Begin with the first line of the material and write out each line exactly, ending with the line that contains "2.5, 1.1, 0.0];". Pictures are not part of the copy.
==== Records to process
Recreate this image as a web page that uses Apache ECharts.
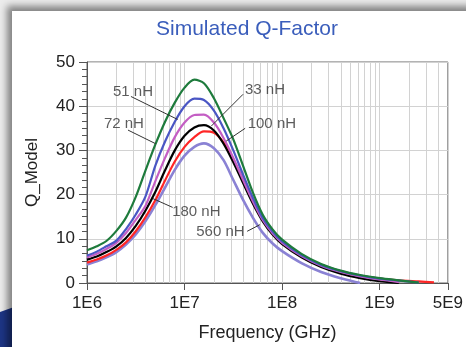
<!DOCTYPE html>
<html>
<head>
<meta charset="utf-8">
<script src="https://cdn.jsdelivr.net/npm/echarts@6/dist/echarts.min.js"></script>
<style>
html,body{margin:0;padding:0;width:466px;height:347px;overflow:hidden;background:#ececec;}
#blue{position:absolute;left:0;top:0;width:466px;height:347px;background:#1d3585;
clip-path:polygon(0 312px,14px 307px,14px 347px,0 347px);}
#panel{position:absolute;left:12px;top:11px;width:470px;height:350px;background:#fff;
box-shadow:-3px -3px 7px 2px rgba(0,0,0,0.45);}
#chart{position:absolute;left:0;top:0;width:466px;height:347px;}
</style>
</head>
<body>
<div id="blue"></div>
<div id="panel"></div>
<div id="chart"></div>
<script>
// Frequencies (Hz)
const freqs = [1e6, 1.26e6, 1.58e6, 2e6, 2.51e6, 3.16e6, 3.98e6, 5.01e6, 6.31e6, 7.94e6,
  1e7, 1.26e7, 1.58e7, 2e7, 2.51e7, 3.16e7, 3.98e7, 5.01e7, 6.31e7, 7.94e7,
  1e8, 1.58e8, 2.51e8, 3.98e8, 6.31e8, 1e9, 1.58e9, 2.51e9, 3.6e9];
// Q values
const q72nH  = [7.4, 8.3, 9.5, 11.8, 14.8, 19.5, 25.5, 31.3, 36.5, 40.8, 44.2, 46.0, 45.2, 41.8, 37.3, 32.5, 26.5, 20.5, 15.5, 12.2, 9.8, 6.6, 4.3, 2.8, 1.8, 1.1, 0.6, 0.1];
const q51nH  = [6.2, 7.1, 8.3, 9.6, 12.2, 15.5, 19.6, 26.5, 32.0, 36.5, 40.0, 41.7, 41.4, 39.0, 35.0, 30.0, 24.5, 19.3, 14.8, 11.7, 9.4, 6.3, 4.1, 2.7, 1.7, 1.0, 0.55, 0.1];
const qMag   = [5.8, 6.6, 7.7, 9.1, 11.3, 14.3, 17.5, 23.0, 28.3, 33.0, 36.3, 38.0, 38.1, 36.3, 32.8, 28.3, 23.3, 18.5, 14.3, 11.3, 9.1, 6.1, 3.9, 2.5, 1.5, 0.8, 0.2];
const q33nH  = [5.3, 6.0, 7.0, 8.3, 10.2, 12.9, 16.4, 20.6, 25.5, 30.0, 33.3, 35.2, 35.7, 34.5, 31.5, 27.3, 22.6, 18.0, 14.0, 11.0, 8.8, 5.8, 3.6, 2.1, 1.1, 0.4, 0.0];
const q100nH = [4.6, 5.3, 6.2, 7.5, 9.2, 11.7, 14.9, 18.7, 23.2, 27.5, 30.8, 33.0, 34.3, 34.0, 31.8, 28.0, 23.3, 18.6, 14.4, 11.3, 9.0, 5.9, 3.8, 2.4, 1.6, 1.0, 0.6, 0.35, 0.15];
const q560nH = [4.2, 4.9, 5.8, 7.0, 8.7, 11.0, 14.0, 17.6, 21.6, 25.6, 28.8, 30.8, 31.6, 30.5, 27.8, 23.3, 18.8, 14.8, 11.4, 9.0, 7.2, 4.5, 2.5, 1.1, 0.0];

// Tick labels / grid
const yTicks = [0, 10, 20, 30, 40, 50];
const gridFreqs = [];
[1e6, 1e7, 1e8, 1e9].forEach(d => { for (let k = 2; k <= 9; k++) { if (d * k < 5e9) gridFreqs.push(d * k); } });

// Annotations
const noteNames = ['51 nH', '72 nH', '33 nH', '100 nH', '180 nH', '560 nH'];
const noteText  = [[2.96e6, 43.3], [2.39e6, 36.1], [6.67e7, 43.6], [7.85e7, 36.1], [1.32e7, 16.2], [2.33e7, 11.5]];
const noteFrom  = [[2.82e6, 42.2], [2.63e6, 34.6], [3.98e7, 42.7], [4.18e7, 35.0], [7.55e6, 17.1], [4.38e7, 11.7]];
const noteTo    = [[8.49e6, 37.0], [5.07e6, 31.5], [1.88e7, 35.5], [2.67e7, 32.1], [4.73e6, 19.1], [5.93e7, 13.2]];

function toData(vals) { return vals.map((v, i) => [freqs[i], v]); }
function fmtE(v) {
  const e = Math.floor(Math.log10(v) + 1e-9);
  const m = Math.round(v / Math.pow(10, e));
  return m + 'E' + e;
}

const curves = [
  { name: '560 nH', data: q560nH, color: '#8a82d4', width: 2.6 },
  { name: '100 nH', data: q100nH, color: '#ff2626', width: 2.2 },
  { name: '33 nH',  data: q33nH,  color: '#000000', width: 2.2 },
  { name: 'mag',    data: qMag,   color: '#c45ec4', width: 2.2 },
  { name: '51 nH',  data: q51nH,  color: '#4a56c4', width: 2.2 },
  { name: '72 nH',  data: q72nH,  color: '#1e7b3c', width: 2.2 }
];

const chart = echarts.init(document.getElementById('chart'), null, { renderer: 'canvas' });
const font = 'Liberation Sans, Arial, sans-serif';

const series = curves.map(c => ({
  name: c.name, type: 'line', data: toData(c.data), smooth: 0.3, showSymbol: false,
  lineStyle: { color: c.color, width: c.width }, itemStyle: { color: c.color }, z: 3, clip: true, silent: true
}));

series.push({
  name: 'vgrid', type: 'scatter', data: [], silent: true, z: 1,
  markLine: {
    z: 1, silent: true, symbol: ['none', 'none'], animation: false,
    label: { show: false },
    lineStyle: { color: '#d2d2d2', width: 1, type: 'solid' },
    data: gridFreqs.map(v => ({ xAxis: v }))
  }
});

series.push({
  name: 'notes', type: 'scatter', symbolSize: 0, silent: true, z: 6,
  data: noteNames.map((n, i) => [noteText[i][0], noteText[i][1], n]),
  label: { show: true, position: 'inside', formatter: p => p.value[2], fontSize: 15, color: '#333', fontFamily: font },
  markLine: {
    silent: true, symbol: ['none', 'none'], animation: false,
    label: { show: false },
    lineStyle: { color: '#333', width: 1, type: 'solid' },
    data: noteNames.map((n, i) => [{ coord: noteFrom[i] }, { coord: noteTo[i] }])
  }
});

chart.setOption({
  animation: false,
  backgroundColor: 'transparent',
  title: {
    text: 'Simulated Q-Factor', left: 242, top: 14, textAlign: 'center',
    textStyle: { color: '#3a5dbb', fontSize: 21, fontWeight: 'normal', fontFamily: font }
  },
  grid: { left: 87, right: 17, top: 62, bottom: 62, show: true, borderColor: '#666', borderWidth: 1 },
  xAxis: {
    type: 'log', logBase: 10, min: 1e6, max: 5e9,
    name: 'Frequency (GHz)', nameLocation: 'middle', nameGap: 41,
    nameTextStyle: { fontSize: 18, color: '#222', fontFamily: font },
    axisLine: { lineStyle: { color: '#555', width: 1 } },
    axisTick: { show: true, length: 7, lineStyle: { color: '#555' } },
    minorTick: { show: false },
    axisLabel: { formatter: fmtE, fontSize: 17, color: '#222', margin: 12, fontFamily: font, showMaxLabel: true, showMinLabel: true },
    splitLine: { show: true, lineStyle: { color: '#d2d2d2', width: 1 } }
  },
  yAxis: {
    type: 'value', min: yTicks[0], max: yTicks[yTicks.length - 1], interval: 10,
    name: 'Q_Model', nameLocation: 'middle', nameGap: 46, nameRotate: 90,
    nameTextStyle: { fontSize: 17, color: '#222', fontFamily: font },
    axisLine: { show: true, lineStyle: { color: '#555', width: 1 } },
    axisTick: { show: true, length: 8, lineStyle: { color: '#555' } },
    minorTick: { show: true, splitNumber: 6, length: 5, lineStyle: { color: '#555' } },
    axisLabel: { fontSize: 17, color: '#222', margin: 12, fontFamily: font },
    splitLine: { show: true, lineStyle: { color: '#d2d2d2', width: 1 } }
  },
  series: series
});
</script>
</body>
</html>
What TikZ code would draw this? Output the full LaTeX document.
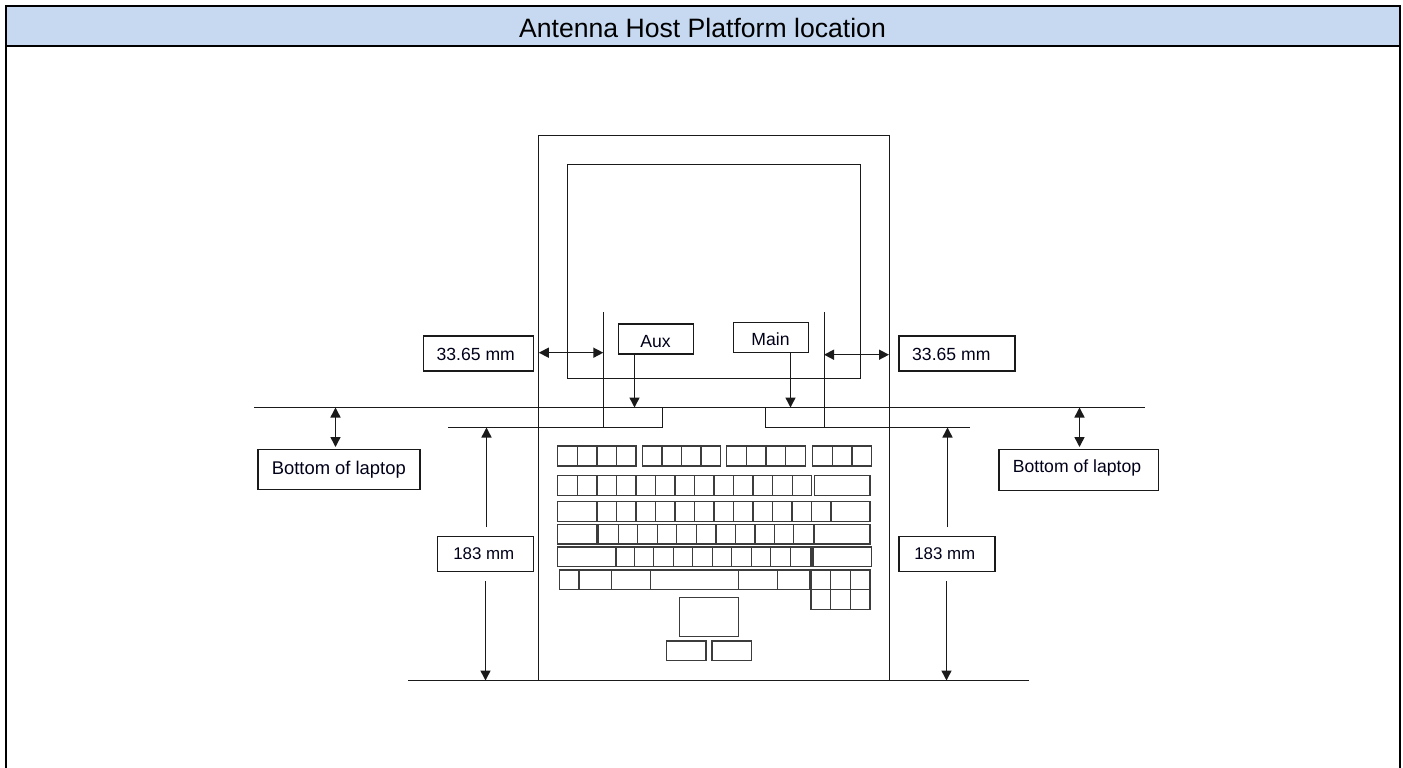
\documentclass[tikz,border=0pt]{standalone}
\usepackage{fontspec}
\setmainfont{Liberation Sans}
\usetikzlibrary{arrows.meta}
\definecolor{hdr}{HTML}{C6D9F1}
\definecolor{ink}{HTML}{1A1A1A}
\tikzset{
  frameline/.style={draw=black,line width=2pt},
  ln/.style={draw=ink,line width=1.5pt},
  keyln/.style={draw=ink!85,line width=1.5pt},
  arr/.style={ln,-{Triangle[length=10pt,width=10pt]}},
  dbl/.style={ln,{Triangle[length=10pt,width=10pt]}-{Triangle[length=10pt,width=10pt]}},
  lab/.style={draw=ink,line width=1.4pt,fill=white,inner sep=0pt,text=black!90!blue},
  fa/.style={font=\fontsize{17.6}{20}\selectfont},
  fb/.style={font=\fontsize{18.4}{21}\selectfont},
  fc/.style={font=\fontsize{16.9}{20}\selectfont},
}
% text placed with its centre dx right of and its baseline dy above the node's centre
\newcommand{\tx}[3]{\smash{\makebox[0pt]{\kern#1pt\raisebox{#2pt}{#3}\kern-#1pt}}}
\newcommand{\keyrow}[3]{% y0,y1,list of x
  \foreach \kx [remember=\kx as \kp (initially -1)] in {#3}{
    \ifdim\kp pt>0pt \draw[keyln] (\kp,#1) rectangle (\kx,#2);\fi
  }}
\begin{document}
\begin{tikzpicture}[x=1pt,y=-1pt]
\useasboundingbox (0,0) rectangle (1403,768);
\fill[white] (0,0) rectangle (1403,768);
% header and frame
\fill[hdr] (6,6) rectangle (1400,46);
\draw[frameline] (6,768) -- (6,6) -- (1400,6) -- (1400,768);
\draw[frameline] (6,46) -- (1400,46);
\node[font=\fontsize{26.6}{30}\selectfont,text=black] (title) at (702.5,27.5) {Antenna Host Platform location};
% laptop
\draw[ln] (538.5,135.5) rectangle (889.5,680.5);
\draw[ln] (567.5,164.5) rectangle (860.5,378.5);
% horizontal datum lines
\coordinate (topL) at (254,407.5);
\coordinate (topR) at (1145,407.5);
\coordinate (lowL) at (448,427.5);
\coordinate (lowR) at (970,427.5);
\coordinate (botL) at (408,680.5);
\coordinate (botR) at (1029,680.5);
\coordinate (auxV) at (603.5,312);
\coordinate (mainV) at (824.5,312);
\coordinate (auxE) at (662.5,427.5);
\coordinate (mainE) at (765.5,427.5);
\draw[ln] (topL) -- (topR);
\draw[ln] (botL) -- (botR);
\draw[ln] (lowL) -- (auxE) -- (auxE |- topL);
\draw[ln] (lowR) -- (mainE) -- (mainE |- topL);
\draw[ln] (auxV) -- (auxV |- lowL);
\draw[ln] (mainV) -- (mainV |- lowL);
% labels
\node[lab,fa,minimum width=75pt,minimum height=30pt] (aux) at (656,339) {\tx{-0.5}{-8.3}{Aux}};
\node[lab,fa,minimum width=75pt,minimum height=30pt] (main) at (771,337.5) {\tx{-0.5}{-8.2}{Main}};
\node[lab,fa,minimum width=110pt,minimum height=35pt] (dimL) at (478.5,353.5) {\tx{-2.7}{-6.5}{33.65 mm}};
\node[lab,fa,minimum width=116pt,minimum height=35pt] (dimR) at (957,353.5) {\tx{-5.7}{-6.5}{33.65 mm}};
\node[lab,fb,minimum width=162pt,minimum height=40pt] (botlabL) at (339,469.7) {\tx{-0.2}{-4.3}{Bottom of laptop}};
\node[lab,fa,minimum width=159.5pt,minimum height=41pt] (botlabR) at (1078.7,469.7) {\tx{-1.7}{-3}{Bottom of laptop}};
\node[lab,fc,minimum width=96pt,minimum height=35pt] (hL) at (485.7,554.2) {\tx{-1.9}{-4.8}{183 mm}};
\node[lab,fc,minimum width=96pt,minimum height=35pt] (hR) at (946.8,554.2) {\tx{-2}{-5.5}{183 mm}};
% arrows
\coordinate (auxTip) at (634.5,407.5);
\coordinate (mainTip) at (790.5,407.5);
\draw[arr] (aux.south -| auxTip) -- (auxTip);
\draw[arr] (main.south -| mainTip) -- (mainTip);
\coordinate (dimA) at (538.8,352.7);
\coordinate (dimB) at (603.3,352.7);
\coordinate (dimC) at (824,354.7);
\coordinate (dimD) at (889,354.7);
\draw[dbl] (dimA) -- (dimB);
\draw[dbl] (dimC) -- (dimD);
\coordinate (bA) at (335.5,407.5);
\coordinate (bB) at (335.5,447);
\coordinate (bC) at (1079.5,407.5);
\coordinate (bD) at (1079.5,447);
\draw[dbl] (bA) -- (bB);
\draw[dbl] (bC) -- (bD);
\coordinate (hA) at (486.5,427.5);
\coordinate (hB) at (486.5,527);
\coordinate (hC) at (485.5,581);
\coordinate (hD) at (485.5,680.5);
\draw[arr] (hB) -- (hA);
\draw[arr] (hC) -- (hD);
\coordinate (hE) at (947.5,427.5);
\coordinate (hF) at (947.5,527);
\coordinate (hG) at (946.5,581);
\coordinate (hH) at (946.5,680.5);
\draw[arr] (hF) -- (hE);
\draw[arr] (hG) -- (hH);
% keyboard
\keyrow{446}{466}{557.7,577.3,597,616.7,636}
\keyrow{446}{466}{642.3,662,681.3,701,720.3}
\keyrow{446}{466}{726.7,746.3,766,785.7,805.3}
\keyrow{446}{466}{812.7,832.3,852,871.7}
\keyrow{475.7}{495.3}{557.7,577.3,597,616.7,636,655.7,675,694.7,714,733.7,753,772.7,792.3,811.7}
\keyrow{475.7}{495.3}{814.7,870}
\keyrow{501.7}{521.3}{557.7,597,616.7,636,655.7,675,694.7,714,733.7,753,772.7,792,811.7,831,870}
\keyrow{524.7}{544}{557.7,597}
\keyrow{524.7}{544}{598.7,618.3,637.7,657.3,676.7,696.3,716,735.3,755,774.3,793.7,813.3}
\keyrow{524.7}{544}{814.7,870}
\keyrow{547}{566.7}{557.7,616,634.3,653.7,673.3,692.7,712.3,731.7,751.3,770.7,790.3,811}
\keyrow{547}{566.7}{813,871.7}
\keyrow{570}{589.7}{559.3,579,611.3,650.3,738.3,777.7,809.3}
\keyrow{570}{589.7}{811,830.7,850.3,870}
\keyrow{589.7}{609.3}{811,830.7,850.3,870}
\draw[keyln] (679.7,597.3) rectangle (738.7,636.7);
\draw[keyln] (666.3,641) rectangle (706,660.7);
\draw[keyln] (712,641) rectangle (751.7,660.7);
\end{tikzpicture}
\end{document}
========
▸ Written solution:
Recreate this image as a web page that uses Apache ECharts.
<!DOCTYPE html>
<html>
<head>
<meta charset="utf-8">
<script src="https://cdn.jsdelivr.net/npm/echarts@6/dist/echarts.min.js"></script>
<style>
html,body{margin:0;padding:0;width:466px;height:347px;overflow:hidden;background:#ececec;}
#blue{position:absolute;left:0;top:0;width:466px;height:347px;background:#1d3585;
clip-path:polygon(0 312px,14px 307px,14px 347px,0 347px);}
#panel{position:absolute;left:12px;top:11px;width:470px;height:350px;background:#fff;
box-shadow:-3px -3px 7px 2px rgba(0,0,0,0.45);}
#chart{position:absolute;left:0;top:0;width:466px;height:347px;}
</style>
</head>
<body>
<div id="blue"></div>
<div id="panel"></div>
<div id="chart"></div>
<script>
// Frequencies (Hz)
const freqs = [1e6, 1.26e6, 1.58e6, 2e6, 2.51e6, 3.16e6, 3.98e6, 5.01e6, 6.31e6, 7.94e6,
  1e7, 1.26e7, 1.58e7, 2e7, 2.51e7, 3.16e7, 3.98e7, 5.01e7, 6.31e7, 7.94e7,
  1e8, 1.58e8, 2.51e8, 3.98e8, 6.31e8, 1e9, 1.58e9, 2.51e9, 3.6e9];
// Q values
const q72nH  = [7.4, 8.3, 9.5, 11.8, 14.8, 19.5, 25.5, 31.3, 36.5, 40.8, 44.2, 46.0, 45.2, 41.8, 37.3, 32.5, 26.5, 20.5, 15.5, 12.2, 9.8, 6.6, 4.3, 2.8, 1.8, 1.1, 0.6, 0.1];
const q51nH  = [6.2, 7.1, 8.3, 9.6, 12.2, 15.5, 19.6, 26.5, 32.0, 36.5, 40.0, 41.7, 41.4, 39.0, 35.0, 30.0, 24.5, 19.3, 14.8, 11.7, 9.4, 6.3, 4.1, 2.7, 1.7, 1.0, 0.55, 0.1];
const qMag   = [5.8, 6.6, 7.7, 9.1, 11.3, 14.3, 17.5, 23.0, 28.3, 33.0, 36.3, 38.0, 38.1, 36.3, 32.8, 28.3, 23.3, 18.5, 14.3, 11.3, 9.1, 6.1, 3.9, 2.5, 1.5, 0.8, 0.2];
const q33nH  = [5.3, 6.0, 7.0, 8.3, 10.2, 12.9, 16.4, 20.6, 25.5, 30.0, 33.3, 35.2, 35.7, 34.5, 31.5, 27.3, 22.6, 18.0, 14.0, 11.0, 8.8, 5.8, 3.6, 2.1, 1.1, 0.4, 0.0];
const q100nH = [4.6, 5.3, 6.2, 7.5, 9.2, 11.7, 14.9, 18.7, 23.2, 27.5, 30.8, 33.0, 34.3, 34.0, 31.8, 28.0, 23.3, 18.6, 14.4, 11.3, 9.0, 5.9, 3.8, 2.4, 1.6, 1.0, 0.6, 0.35, 0.15];
const q560nH = [4.2, 4.9, 5.8, 7.0, 8.7, 11.0, 14.0, 17.6, 21.6, 25.6, 28.8, 30.8, 31.6, 30.5, 27.8, 23.3, 18.8, 14.8, 11.4, 9.0, 7.2, 4.5, 2.5, 1.1, 0.0];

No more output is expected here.